Leader of the Legislature
The Chief Minister is also the leader of the Legislature. He is the leader of the Legislative Assembly because his party commands majority in the Legislative. Legislative Assembly is more important than the Legislative council. The Legislative Council cannot stand in the way of Legislative Assembly. Hence, the legislature generally acts under the guidance of the Chief Minister. No law can be framed without the will of the Chief Minister. During emergency also the Legislature performs its functions according to the instructions of the Chief Minister.
Leader of the Masses
The Chief Minister is the leader of the masses in the state. He is the elected representative of the people and is supported by the majority party in the House. The people of the state are always ready to carry out the wishes of the Chief Minister.

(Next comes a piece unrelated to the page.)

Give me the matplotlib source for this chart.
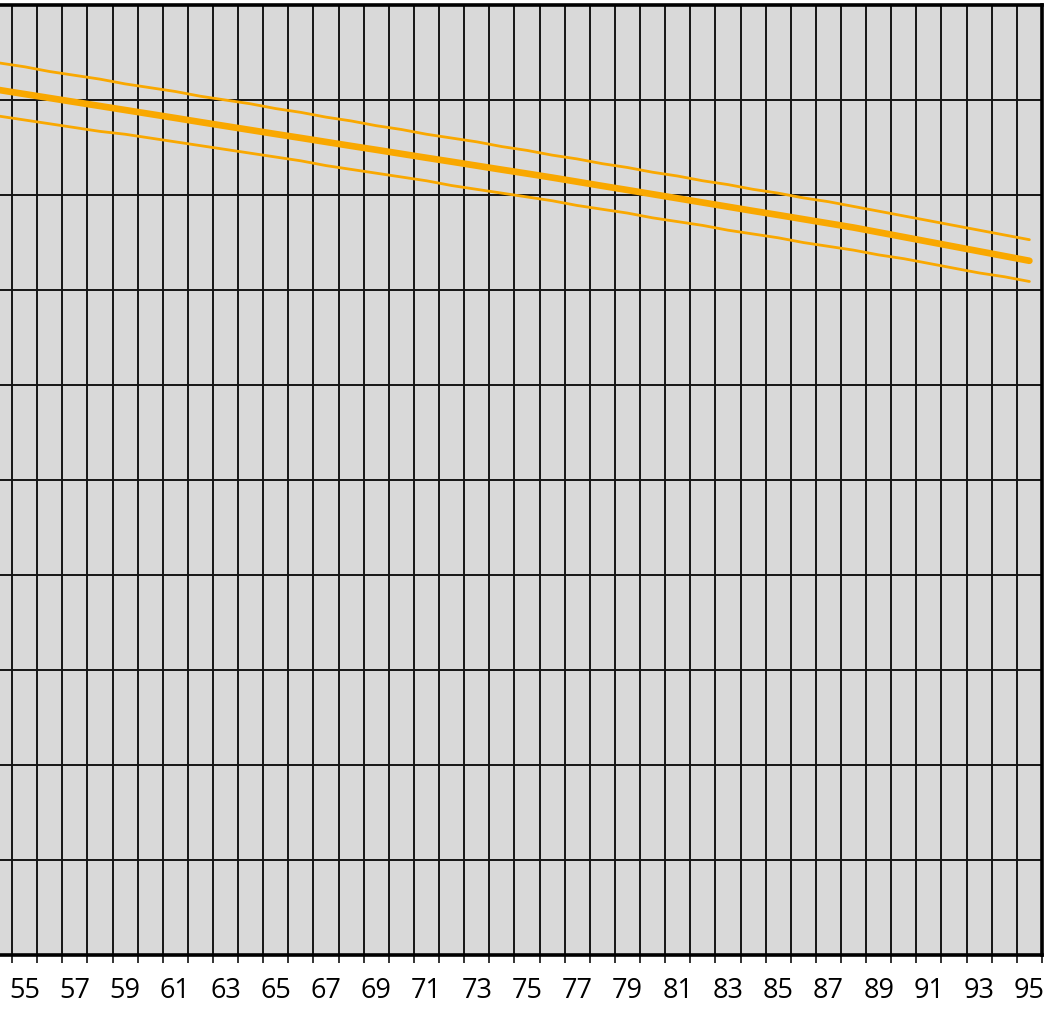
import numpy as np
import matplotlib
matplotlib.use("Agg")
import matplotlib.pyplot as plt

# categories (one per column of the grid), only odd ones get a label
years = list(range(54, 96))

# centre line and the two band lines
mid = [91.05, 90.63, 90.21, 89.79, 89.37, 88.95, 88.53, 88.11, 87.68, 87.26,
       86.84, 86.42, 86.01, 85.59, 85.17, 84.76, 84.34, 83.92, 83.51, 83.09,
       82.67, 82.26, 81.84, 81.40, 80.96, 80.53, 80.09, 79.65, 79.21, 78.77,
       78.33, 77.90, 77.46, 77.02, 76.58, 76.08, 75.58, 75.08, 74.58, 74.08,
       73.58, 73.08]
upper = [93.9, 93.5, 93.0, 92.6, 92.2, 91.7, 91.3, 90.9, 90.4, 90.0,
         89.6, 89.1, 88.7, 88.2, 87.8, 87.3, 86.9, 86.4, 86.0, 85.6,
         85.1, 84.7, 84.2, 83.8, 83.3, 82.9, 82.4, 82.0, 81.5, 81.1,
         80.6, 80.2, 79.7, 79.3, 78.8, 78.3, 77.8, 77.3, 76.8, 76.3,
         75.8, 75.3]
lower = [88.3, 87.9, 87.5, 87.1, 86.7, 86.4, 86.0, 85.6, 85.2, 84.8,
         84.4, 84.0, 83.6, 83.1, 82.7, 82.3, 81.9, 81.5, 81.0, 80.6,
         80.2, 79.8, 79.4, 78.9, 78.5, 78.1, 77.6, 77.2, 76.8, 76.3,
         75.9, 75.5, 75.0, 74.6, 74.2, 73.7, 73.3, 72.8, 72.3, 71.8,
         71.4, 70.9]
label_years = list(range(55, 96, 2))

plt.rcParams['font.family'] = ['Open Sans', 'DejaVu Sans']

fig = plt.figure(figsize=(10.56, 10.09), dpi=100)
ax = fig.add_axes([0.0, 0.0535, 0.9867, 0.9415])
ax.set_facecolor("#d9d9d9")

orange = "#f9a800"
ax.plot(years, upper, color=orange, lw=2.0, solid_capstyle='round', zorder=3)
ax.plot(years, lower, color=orange, lw=2.0, solid_capstyle='round', zorder=3)
ax.plot(years, mid, color=orange, lw=4.8, solid_capstyle='round', zorder=4)

ax.set_xlim(54.02, 95.5)
ax.set_ylim(0, 100)

# grid lines sit on the category boundaries
bounds = [y - 0.5 for y in years[1:]] + [95.5]
ax.set_xticks(bounds)
ax.set_xticklabels([])
ax.set_xticks(label_years, minor=True)
ax.set_xticklabels([str(v) for v in label_years], minor=True, fontsize=19.5)
ax.tick_params(axis='x', which='major', length=6, width=1.2, color='#111111')
ax.tick_params(axis='x', which='minor', length=0, pad=16)
ax.set_yticks(range(0, 101, 10))
ax.set_yticklabels([])
ax.tick_params(axis='y', length=0)

ax.grid(True, which='major', color='#151515', lw=1.4)
ax.set_axisbelow(True)

for side in ['top', 'right', 'bottom']:
    ax.spines[side].set_linewidth(2.6)
    ax.spines[side].set_color('black')
ax.spines['left'].set_visible(False)

fig.savefig("out.png", dpi=100)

Position of the Chief Minister
In the state the position of the Chief Ministers is similar to the position of the Prime Minister at the centre. The Chief Minister is the man of conscience in the state. Against his wishes neither a Bill can be passed nor can a tax be levied. He is like the sun around which their ministers revolve like connected with his party. If his party enjoys a thin majority in the House or it lacks solidarity the position of the Chief Minister may be vulnerable. Before the 1967 General Elections the Congress Party was the master of the country. But after that the split in the party destroyed the unity of the party and ended the monopoly of power. In most of the sates coalition Governments came into power. Various political parties joined and formed their Governments. But coalition Government falls under its own weight. Parties forming the Government quarrel on flimsy maters and part with throwing the administration to dogs. Surely when the Chief Minister heads a single party Government his pre-eminence is unquestioned but in a coalition or a multi party Government his pre-eminence is derived solely from agreement among the partners. While depending upon the support of other parties, it is clear that he cannot break up the coalition by seeking to dismiss the minister representing the partnership and yet claim to remain in office himself. Under such circumstances the Chief Minister depends upon the vagaries of the Legislature.